6. Don’t apply to too many schools.
I applied to 13 schools. That’s partly why I’m good at college essays. I was in the middle of my 14th application when I got burned out and stopped midway through their supplemental essays. I just couldn’t write anymore.
If you can help it, do yourself a favor and cut the list down.
Again, this is a hard thing to say to people applying to top-tier colleges since the application process is such a crapshoot you almost have to apply to all of them out of fear that you won’t get in to any.
7. Don’t do drugs even though everyone else is.
I didn’t do drugs but I know kids who did and still do. People abuse Ritalin. Caffeine is everywhere (I’m considering it a drug here because that’s how it’s used). When I had to pull an all-nighter I’d eat a small spoon-full of coffee grinds after my parents had gone to sleep, since they didn’t let me drink coffee. Chugging Red Bulls, Diet Cokes and massive amounts of coffee to stay up because you aren’t sleeping isn’t healthy.
If you’re doing it now, when you get to college you’ll keep it up and add alcohol to the mix to take you down from the agitated caffeine highs, drown out the stress and reduce the social awkwardness of being in your late teens and early twenties.
Do yourself a favor and start treating your body right now so that you’ll say no when you’re tempted to treat it badly later. Also, revel in the awkwardness, it’s how you’ll learn to deal with it.
8. Find (healthy) outlets to reduce your stress.
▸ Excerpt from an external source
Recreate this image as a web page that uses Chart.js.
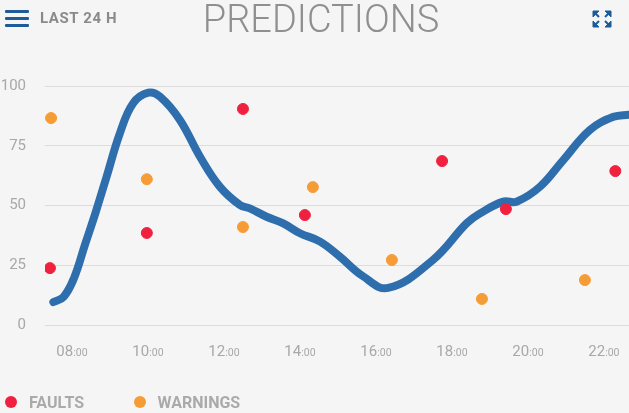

I went four months without getting my period my junior year of high school because of stress. I had to go to the doctor to take a pill so that my period would come back.
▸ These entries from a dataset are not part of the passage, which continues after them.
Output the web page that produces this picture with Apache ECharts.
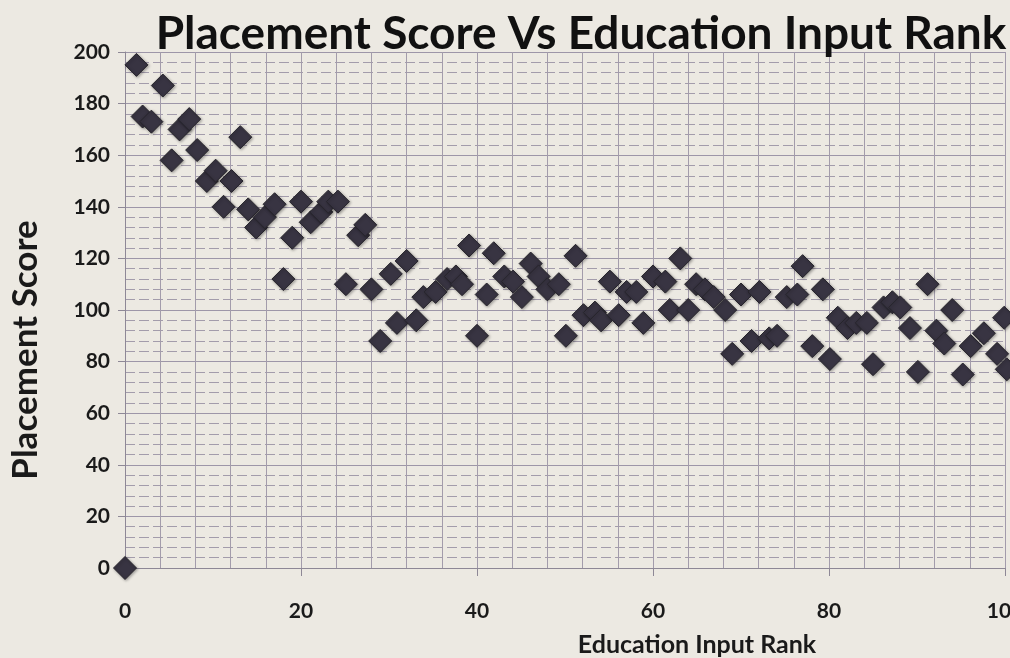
<!DOCTYPE html>
<html>
<head>
<meta charset="utf-8">
<script src="https://cdn.jsdelivr.net/npm/echarts@6/dist/echarts.min.js"></script>
<style>
html,body{margin:0;padding:0;background:#ece9e2;}
#chart{width:1010px;height:658px;}
</style>
</head>
<body>
<div id="chart"></div>
<script>
// Education Input Rank (x)
const ranks = [0,1.3,2,3,4.3,5.3,6.2,7.3,8.2,9.3,10.3,11.2,12.1,13.1,14,14.9,15.9,17,18,19,
  20,21.1,22.3,23.1,24.2,25.1,26.5,27.3,28,29,30.2,30.9,32,33.1,33.9,35.3,36.6,37.6,38.3,39.1,
  40,41.1,41.9,43.1,44.1,45.1,46.1,47,48,49.3,50.1,51.2,52.1,53.4,54.1,55.1,56.1,57,58.1,58.9,
  60,61.4,61.9,63.1,64,64.9,65.9,66.9,68.2,69,70,71.2,72.1,73.2,74.1,75.2,76.4,77,78.1,79.3,
  80.1,81,82.1,83.1,84.3,85,86.2,87.2,88.1,89.2,90.1,91.2,92.2,93.1,94,95.2,96.1,97.6,99.1,99.9,100.2];
// Placement Score (y)
const scores = [0,195,175,173,187,158,170,174,162,150,154,140,150,167,139,132,136,141,112,128,
  142,134,138,142,142,110,129,133,108,88,114,95,119,96,105,107,112,113,110,125,
  90,106,122,113,111,105,118,113,108,110,90,121,98,99,96,111,98,107,107,95,
  113,111,100,120,100,110,108,105,100,83,106,88,107,89,90,105,106,117,86,108,
  81,97,93,95,95,79,101,103,101,93,76,110,92,87,100,75,86,91,83,97,77];
const xTicks = [0,20,40,60,80,100];
const yTicks = [0,20,40,60,80,100,120,140,160,180,200];

const points = ranks.map((r,i)=>[r, scores[i]]);
const chart = echarts.init(document.getElementById('chart'));
const gridColor = '#a39cab';
chart.setOption({
  backgroundColor: '#ece9e2',
  animation: false,
  title: {
    text: 'Placement Score Vs Education Input Rank',
    left: 576, top: 6, textAlign: 'center',
    textStyle: {fontFamily: 'Lato', fontWeight: 'bold', fontSize: 46, color: '#111'}
  },
  grid: {left: 125, top: 52, width: 880, height: 516, containLabel: false, outerBoundsMode: 'none'},
  xAxis: {
    type: 'value', min: xTicks[0], max: xTicks[xTicks.length-1], interval: 20,
    name: 'Education Input Rank', nameLocation: 'middle', nameGap: 64,
    nameTextStyle: {fontFamily: 'Lato', fontWeight: 'bold', fontSize: 25, color: '#1a1a1a', padding: [0,0,0,264]},
    axisLine: {show: true, lineStyle: {color: '#8e8896', width: 1}},
    axisTick: {show: true, inside: false, length: 8, lineStyle: {color: '#8e8896'}},
    axisLabel: {margin: 33, fontFamily: 'Lato', fontWeight: 'bold', fontSize: 21, color: '#1a1a1a',
      formatter: v => xTicks.includes(v) ? String(v) : ''},
    splitLine: {show: true, lineStyle: {color: gridColor, width: 1}},
    minorTick: {show: false, splitNumber: 5},
    minorSplitLine: {show: true, lineStyle: {color: gridColor, width: 1}}
  },
  yAxis: {
    type: 'value', min: yTicks[0], max: yTicks[yTicks.length-1], interval: 20,
    name: 'Placement Score', nameLocation: 'middle', nameGap: 82, nameRotate: 90,
    nameTextStyle: {fontFamily: 'Lato', fontWeight: 'bold', fontSize: 35, color: '#1a1a1a', padding: [0,80,0,0]},
    axisLine: {show: true, lineStyle: {color: '#8e8896', width: 1}},
    axisTick: {show: true, inside: false, length: 7, lineStyle: {color: '#8e8896'}},
    axisLabel: {margin: 15, fontFamily: 'Lato', fontWeight: 'bold', fontSize: 21, color: '#1a1a1a',
      formatter: v => yTicks.includes(v) ? String(v) : ''},
    splitLine: {show: true, lineStyle: {color: '#9d96a8', width: 1}},
    minorTick: {show: false, splitNumber: 5},
    minorSplitLine: {show: true, lineStyle: {color: gridColor, width: 1, type: [10, 4]}}
  },
  series: [{
    type: 'scatter',
    data: points,
    symbol: 'diamond',
    symbolSize: 23,
    clip: false,
    itemStyle: {color: '#383442', opacity: 1, borderColor: '#27252c', borderWidth: 1,
      shadowBlur: 3, shadowColor: 'rgba(0,0,0,0.35)', shadowOffsetX: 1, shadowOffsetY: 1}
  }]
});
</script>
</body>
</html>
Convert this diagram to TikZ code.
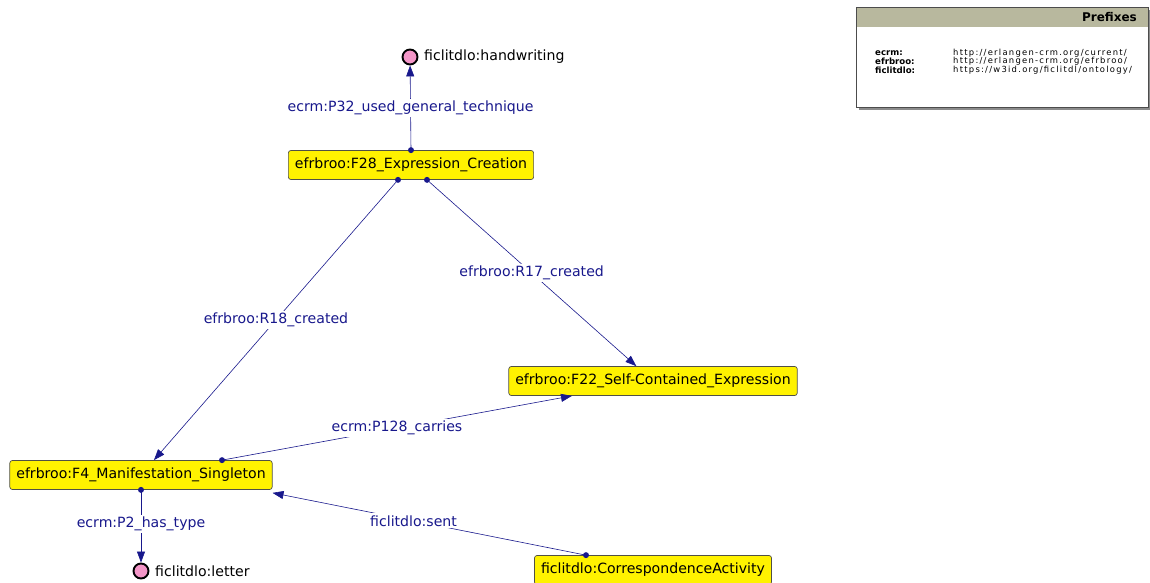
\documentclass[tikz,border=0pt]{standalone}
\usepackage{fontspec}
\setmainfont{DejaVu Sans}
\usetikzlibrary{arrows.meta,positioning}
\definecolor{edgeblue}{RGB}{24,24,140}
\definecolor{nodeborder}{RGB}{80,80,70}
\definecolor{indpink}{RGB}{244,150,200}
\definecolor{prefixhead}{RGB}{184,184,158}
\tikzset{
  classbox/.style={draw=nodeborder, fill=yellow, rounded corners=2.5pt, line width=0.7pt,
    minimum height=29pt, inner xsep=6.5pt, font=\fontsize{14.1}{16}\selectfont},
  indiv/.style={circle, draw=black, fill=indpink, line width=1.9pt, minimum size=15pt, inner sep=0pt},
  indlabel/.style={font=\fontsize{14.1}{16}\selectfont, anchor=west, inner sep=0pt},
  rel/.style={draw=edgeblue, line width=0.6pt, -{Triangle[length=11pt,width=8pt]}},
  rellabel/.style={fill=white, text=edgeblue, inner sep=2pt, font=\fontsize{14.1}{16}\selectfont},
  dot/.style={fill=edgeblue},
  pfx/.style={font=\fontsize{8.4}{9}\selectfont\addfontfeature{LetterSpace=15}, anchor=west, inner sep=0pt},
  pfxkey/.style={font=\fontsize{8.6}{9}\selectfont\bfseries, anchor=west, inner sep=0pt},
}
\begin{document}
\begin{tikzpicture}[x=1pt,y=-1pt]
\useasboundingbox (0,0) rectangle (1150,583);

% class nodes
\node[classbox] (f28) at (411,165) {efrbroo:F28\_Expression\_Creation};
\node[classbox] (f22) at (653,381) {efrbroo:F22\_Self-Contained\_Expression};
\node[classbox] (f4)  at (141,475) {efrbroo:F4\_Manifestation\_Singleton};
\node[classbox] (corr) at (653,570) {ficlitdlo:CorrespondenceActivity};

% individuals
\node[indiv] (hand) at (410,57) {};
\node[indlabel] (handlbl) at (424,57) {ficlitdlo:handwriting};
\node[indiv] (letter) at (141,571) {};
\node[indlabel] (letterlbl) at (155,571) {ficlitdlo:letter};

% edge start points
\coordinate (s32)  at (f28.north);
\coordinate (s18)  at ([xshift=-13pt]f28.south);
\coordinate (s17)  at ([xshift=16pt]f28.south);
\coordinate (s128) at ([xshift=81pt]f4.north);
\coordinate (s2)   at (f4.south);
\coordinate (ssent) at ([xshift=-67pt]corr.north);
\coordinate (esent) at ([yshift=-3pt]f4.south east);
\coordinate (e128) at ([xshift=-81pt]f22.south);

% relations
\draw[rel] (s32) -- (hand) node[midway, rellabel] (l32) {ecrm:P32\_used\_general\_technique};
\draw[rel] (s18) -- (f4) node[midway, rellabel] (l18) {efrbroo:R18\_created};
\draw[rel] (s17) -- (f22) node[midway, rellabel] (l17) {efrbroo:R17\_created};
\draw[rel] (s128) -- (e128) node[midway, rellabel] (l128) {ecrm:P128\_carries};
\draw[rel] (ssent) -- (esent) node[pos=0.55, rellabel] (lsent) {ficlitdlo:sent};
\draw[rel] (s2) -- (letter) node[pos=0.47, rellabel] (l2) {ecrm:P2\_has\_type};

\foreach \p in {s32,s18,s17,s128,s2,ssent}
  \fill[dot] (\p) circle (3pt);

% prefix legend
\fill[black!45] (859,10) rectangle (1150,110);
\draw[fill=white, draw=black!70, line width=0.6pt] (856,7) rectangle (1148,107);
\fill[prefixhead] (856.3,7.3) rectangle (1147.7,27);
\draw[draw=black!70, line width=0.6pt] (856,7) rectangle (1148,107);
\node[font=\fontsize{12}{14}\selectfont\bfseries, anchor=east, inner sep=0pt] (ptitle) at (1137,17) {Prefixes};
\node[pfxkey] (k1) at (875,53) {ecrm:};
\node[pfxkey] (k2) at (875,61.5) {efrbroo:};
\node[pfxkey] (k3) at (875,70) {ficlitdlo:};
\node[pfx] (v1) at (953,53) {http://erlangen-crm.org/current/};
\node[pfx] (v2) at (953,61.5) {http://erlangen-crm.org/efrbroo/};
\node[pfx] (v3) at (953,70) {https://w3id.org/ficlitdl/ontology/};
\end{tikzpicture}
\end{document}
You’re probably really stressed out! Find ways to cope and reduce the stress: exercise, meditate, sing or play an a song that isn’t on the band music list. Spend a full Saturday doing nothing related to school. Give yourself a break.
9. Take care of your health
This is part II of #8. Nothing is more important than your health. Stress is bad for your health.
Kind of funny story: I had my appendix taken out my senior year of high school. The first time it flared up, I went to the hospital. It had stopped hurting by the time we got there so doctors told me that I was having a stress attack because I’d visited Princeton the day before. I believed them because I was stressed, but I also remember telling them, “But, I don’t think I’m that stressed. I mean, I hated Princeton. I might not even apply!” I went home.
When the same pain came back a few months later, I almost didn’t go to the hospital because I was too embarrassed to be having a stress attack. I also had math homework to do. Lucky for me, my friend ratted my out to my mom because I looked like the walking dead. They chopped that thing right out!
10. Learn because you’re a nerd and you love doing it. When you love what you learn, you’ll do better!
High school sucks for overachievers because everyday you work hard for the purpose of getting into the best college. Every action you take is based on getting a score, not building mastery. But what you really want to do is gain mastery.
I spent so many hours in high school memorizing vocabulary words that I can no longer remember and learning how to interpret the tricky wording of SAT math problems instead of learning math.
Another story: I had a 690 in Verbal when I took the SATs at the end of junior year. I was freaked out about not getting into an Ivy League school with that score but I was also bored of studying flashcards, so I spent the summer reading books I wanted to read like A Tree Grows in Brooklyn and every book that Dave Barry wrote. I hadn’t read that much in months!
I took the test again in October and got an 800.
If you do something because you love it, you’ll do it a lot, and then you’ll automatically get better at it. You have to do some of the boring/stupid learning to succeed at standardized tests (even after high school), but it’s the real learning that will help you later on life and could probably help you now, too.
11. Bonus Tip: You can still get into college if your essay has grammar mistakes. You might make less grammar mistakes if you sleep.


I also made that cup holder: duct tape + oversized mug.